I stood in my front yard the other day and watched it. Lights blinked here and there and a few birds fluttered around it, but it remained motionless. Inert. Unfeeling. I let my eyes wander over its western edge and then back to the east, then from its bottom to its top. Despite its unmoving facade, I knew that life teemed inside in so many ways. Some lives were broken, many were being repaired. The dance of existence whirled away within those solid brick walls.
From my front yard, I stared to the southwest at the horizon, at the hospital in which I was born.
Here I am, a 50-year-old man, and I live in the shadow of the hospital room I occupied my first days of life. I guess I haven't traveled very far, I thought. I wonder what that says about me, about the life I've lived in the last half-century. The hospital, CHI-St. Vincent, stood monolithic, like a personal sphinx holding the secret of where I began.
The powers-that-be have allowed me to write this column for two years now. I've enjoyed it more than those reading it, I'm sure. It's been an outlet for stories swirling in my mind and for those stories I've seen from afar. After my very first column in January 2018, I received an email from a reader I'll call Mr. Burle, a retired teacher. Man, he sounded agitated.
Mr. Burle wrote, in part, "I caution you to remember what I think is a fact. People live their lives based on a basic principle of needing to survive ..." And he went on about hoping there would be no "snowflakes" in future columns. I thanked Mr. Burle for writing and assured him there would be a few snowflakes here and there (the English language is full of great adjectives and other descriptors) but that I hope he'd read anyway. No response.
However, Mr. Burle wrote me after each column appeared in Saturday's paper. His first few responses were stoic, proper, and well-written. This gave me the sense that he was still agitated. I pictured an old guy, white-haired, bearded and nitpicky, shaking his head as he read the paper, blurting out curses to the articles he perused. But, within a few weeks, the agitation disappeared. More and more, we corresponded as fellow teachers. His words became more flowery than mine and his insight definitely deeper.
He lamented his retirement from teaching. "I miss it every day! I often dream about being in a classroom," he wrote one cold day in March. "My heart sings in praise of the English language ..." he wrote in spring. In his mind, he traveled back to college one fall and remembered "the pleasure of those lasting memories. My parents shared my uncertainty but encouraged me with actions and many words unspoken but understood. Those years in that academic setting have made me a person I am pleased to be. Hopefully my parents have noticed from their heavenly home."

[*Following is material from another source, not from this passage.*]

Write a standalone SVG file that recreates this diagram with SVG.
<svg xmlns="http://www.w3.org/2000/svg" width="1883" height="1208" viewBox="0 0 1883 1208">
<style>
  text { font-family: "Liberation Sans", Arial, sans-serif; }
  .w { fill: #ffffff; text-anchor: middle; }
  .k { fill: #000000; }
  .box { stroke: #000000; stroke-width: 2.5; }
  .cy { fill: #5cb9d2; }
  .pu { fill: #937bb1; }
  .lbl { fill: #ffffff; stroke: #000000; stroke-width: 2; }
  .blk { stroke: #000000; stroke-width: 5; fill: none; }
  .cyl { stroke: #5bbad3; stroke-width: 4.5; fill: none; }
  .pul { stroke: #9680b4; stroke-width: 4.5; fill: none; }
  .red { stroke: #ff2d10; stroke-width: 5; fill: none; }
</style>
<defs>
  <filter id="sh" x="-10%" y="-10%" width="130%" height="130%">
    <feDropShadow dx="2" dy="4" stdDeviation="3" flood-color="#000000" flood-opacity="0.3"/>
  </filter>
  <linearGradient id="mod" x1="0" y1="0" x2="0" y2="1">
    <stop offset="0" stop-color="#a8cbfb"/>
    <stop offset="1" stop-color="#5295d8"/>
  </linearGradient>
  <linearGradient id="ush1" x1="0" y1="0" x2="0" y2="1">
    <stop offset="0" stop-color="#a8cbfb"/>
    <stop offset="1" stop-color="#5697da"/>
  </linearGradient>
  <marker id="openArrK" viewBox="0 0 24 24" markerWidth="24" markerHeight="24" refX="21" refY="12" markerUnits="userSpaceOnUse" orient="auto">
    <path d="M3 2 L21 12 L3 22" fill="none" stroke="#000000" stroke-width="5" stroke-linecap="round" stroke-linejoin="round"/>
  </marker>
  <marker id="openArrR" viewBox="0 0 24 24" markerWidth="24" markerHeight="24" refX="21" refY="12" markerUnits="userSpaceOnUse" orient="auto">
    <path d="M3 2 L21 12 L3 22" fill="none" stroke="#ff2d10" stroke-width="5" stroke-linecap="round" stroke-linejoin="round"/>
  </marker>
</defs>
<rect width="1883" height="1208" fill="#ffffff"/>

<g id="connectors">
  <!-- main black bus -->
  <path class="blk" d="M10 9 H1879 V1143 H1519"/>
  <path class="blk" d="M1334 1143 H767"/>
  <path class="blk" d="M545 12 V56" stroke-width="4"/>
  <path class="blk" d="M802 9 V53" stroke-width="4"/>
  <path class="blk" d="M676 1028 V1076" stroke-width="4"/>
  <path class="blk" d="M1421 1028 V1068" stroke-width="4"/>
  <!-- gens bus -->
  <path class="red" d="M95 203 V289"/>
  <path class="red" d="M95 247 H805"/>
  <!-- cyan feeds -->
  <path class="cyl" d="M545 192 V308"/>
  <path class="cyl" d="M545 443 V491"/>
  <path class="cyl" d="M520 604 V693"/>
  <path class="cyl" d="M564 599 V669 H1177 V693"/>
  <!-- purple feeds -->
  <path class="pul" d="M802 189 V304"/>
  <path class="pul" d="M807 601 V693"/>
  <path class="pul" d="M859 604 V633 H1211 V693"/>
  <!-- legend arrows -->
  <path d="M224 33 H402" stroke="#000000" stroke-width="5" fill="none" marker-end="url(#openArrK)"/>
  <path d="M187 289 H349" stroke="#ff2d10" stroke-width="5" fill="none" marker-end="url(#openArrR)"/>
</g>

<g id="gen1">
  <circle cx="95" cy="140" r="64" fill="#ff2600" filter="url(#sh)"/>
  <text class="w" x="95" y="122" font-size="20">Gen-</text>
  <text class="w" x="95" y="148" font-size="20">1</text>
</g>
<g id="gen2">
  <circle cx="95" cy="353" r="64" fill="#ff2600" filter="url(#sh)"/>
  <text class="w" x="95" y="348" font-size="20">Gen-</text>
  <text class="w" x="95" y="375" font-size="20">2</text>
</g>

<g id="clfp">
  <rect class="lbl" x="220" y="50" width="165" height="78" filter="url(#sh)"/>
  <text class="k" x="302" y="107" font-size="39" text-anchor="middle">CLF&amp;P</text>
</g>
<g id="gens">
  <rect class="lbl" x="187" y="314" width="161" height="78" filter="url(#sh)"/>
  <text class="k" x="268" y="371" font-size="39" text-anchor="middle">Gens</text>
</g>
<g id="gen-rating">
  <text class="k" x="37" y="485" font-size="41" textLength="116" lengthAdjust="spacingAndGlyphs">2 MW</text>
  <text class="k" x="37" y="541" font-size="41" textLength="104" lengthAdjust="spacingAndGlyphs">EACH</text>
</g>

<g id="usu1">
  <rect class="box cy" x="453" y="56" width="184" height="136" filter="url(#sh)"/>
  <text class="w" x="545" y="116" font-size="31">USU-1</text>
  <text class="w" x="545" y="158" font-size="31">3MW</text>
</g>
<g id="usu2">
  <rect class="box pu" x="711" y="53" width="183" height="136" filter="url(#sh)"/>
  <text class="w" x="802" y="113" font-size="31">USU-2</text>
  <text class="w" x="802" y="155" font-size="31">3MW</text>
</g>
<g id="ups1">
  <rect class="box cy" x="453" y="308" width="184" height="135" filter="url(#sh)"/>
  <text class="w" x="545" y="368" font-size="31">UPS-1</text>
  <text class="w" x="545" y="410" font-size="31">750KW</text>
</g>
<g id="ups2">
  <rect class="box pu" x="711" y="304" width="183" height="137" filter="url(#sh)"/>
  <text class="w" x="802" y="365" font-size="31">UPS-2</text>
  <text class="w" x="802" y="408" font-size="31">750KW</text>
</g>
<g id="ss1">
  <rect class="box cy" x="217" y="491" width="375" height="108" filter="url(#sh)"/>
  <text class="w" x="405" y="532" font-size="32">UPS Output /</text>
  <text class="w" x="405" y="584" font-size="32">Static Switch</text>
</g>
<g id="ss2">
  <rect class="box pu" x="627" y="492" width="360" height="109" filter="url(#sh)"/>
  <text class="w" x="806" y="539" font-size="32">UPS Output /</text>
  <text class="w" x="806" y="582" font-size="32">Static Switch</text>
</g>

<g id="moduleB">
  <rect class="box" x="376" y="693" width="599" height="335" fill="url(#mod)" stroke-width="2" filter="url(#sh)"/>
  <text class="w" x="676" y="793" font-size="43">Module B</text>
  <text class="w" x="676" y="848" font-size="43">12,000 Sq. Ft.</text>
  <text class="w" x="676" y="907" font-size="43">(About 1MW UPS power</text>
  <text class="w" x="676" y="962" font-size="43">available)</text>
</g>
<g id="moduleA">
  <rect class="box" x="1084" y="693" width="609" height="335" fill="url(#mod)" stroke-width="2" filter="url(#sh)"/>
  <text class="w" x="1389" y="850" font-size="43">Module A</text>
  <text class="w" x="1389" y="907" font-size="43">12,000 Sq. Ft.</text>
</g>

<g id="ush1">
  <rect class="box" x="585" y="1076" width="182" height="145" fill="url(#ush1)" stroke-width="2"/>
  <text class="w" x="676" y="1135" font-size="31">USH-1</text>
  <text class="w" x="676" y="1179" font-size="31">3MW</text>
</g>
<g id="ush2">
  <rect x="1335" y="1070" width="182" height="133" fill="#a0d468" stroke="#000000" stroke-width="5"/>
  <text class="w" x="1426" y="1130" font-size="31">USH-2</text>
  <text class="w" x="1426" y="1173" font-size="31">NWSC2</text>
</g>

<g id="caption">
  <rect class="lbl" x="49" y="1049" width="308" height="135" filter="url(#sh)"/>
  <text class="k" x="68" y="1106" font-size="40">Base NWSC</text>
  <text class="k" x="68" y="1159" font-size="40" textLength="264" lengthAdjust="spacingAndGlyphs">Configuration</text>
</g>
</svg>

Mr. Burle wrote about character, about thankfulness, Dylan Thomas, religion, and politics. We didn't share similar views about many things, but discussing disparate thoughts in a reasoned manner via bi-weekly emails was enlightening and fulfilling.
When the Democrat-Gazette ceased print editions in his area, Mr. Burle asked if I'd mind emailing him my columns. Are you kidding? I would have hand-delivered them. We continued our correspondence. I emailed columns every other Monday and he offered critique, insight, and the occasional compliment.
Last summer, he grew silent for a few weeks. After a while, Mr. Burle wrote to explain that he had undergone a hernia operation that set him back more than he thought. A few weeks later, he wrote that he had "a relapse" and that his health wasn't good. I kept sending columns and he kept responding in kind. He wrote about waiting in line in the San Francisco Sears parking lot for Rolling Stones concert tickets when he was 29. He wrote about his love for high school football and his attention to Steve Sullivan's sports reporting on Channel 7. He wrote about visiting a frozen Niagara Falls. Last September, he offered me some good-natured chastisement for forgetting to email him.
In October, Mr. Burle reminisced in the way of a poet, in the way of a teacher uniquely capable of scanning life's mountains and seeing summits instead of valleys. He wrote that he was sick, but that he felt recovery coming. His words flowed and his thoughts lifted like vapor off a stream. "October is an artist," he said.
"I'm going to steal that line," I told him.
I sent Mr. Burle columns in November and received no response. After sending one in December, I became agitated at the silence, unsettled and unsure. I searched his name on the Internet and, for the first time, I saw his face. He had the gray beard I imagined. He had the bespectacled face and the grandpa smile. It was his obituary picture. Mr. Burle, an 80-year-old man I never met in person, was gone.
Standing in my front yard, I watched St. Vincent hospital in its silence and calm. But I knew that inside that one building, hundreds of people moved about, scattering like BBs dropped from the palm of a 10-year-old's hand. And that's what life is: the diagonal directions, the imperfect experiences, the random personalities all encased in one vessel. I never met Mr. Burle, but the byproduct of our exchanges was the exploration of previously unknown territory and the touring of previously unimagined concepts.
And standing in my yard still gaping at that hospital, I knew. The proof of life is not the distance we travel. The proof of life is the ground we cover in the process.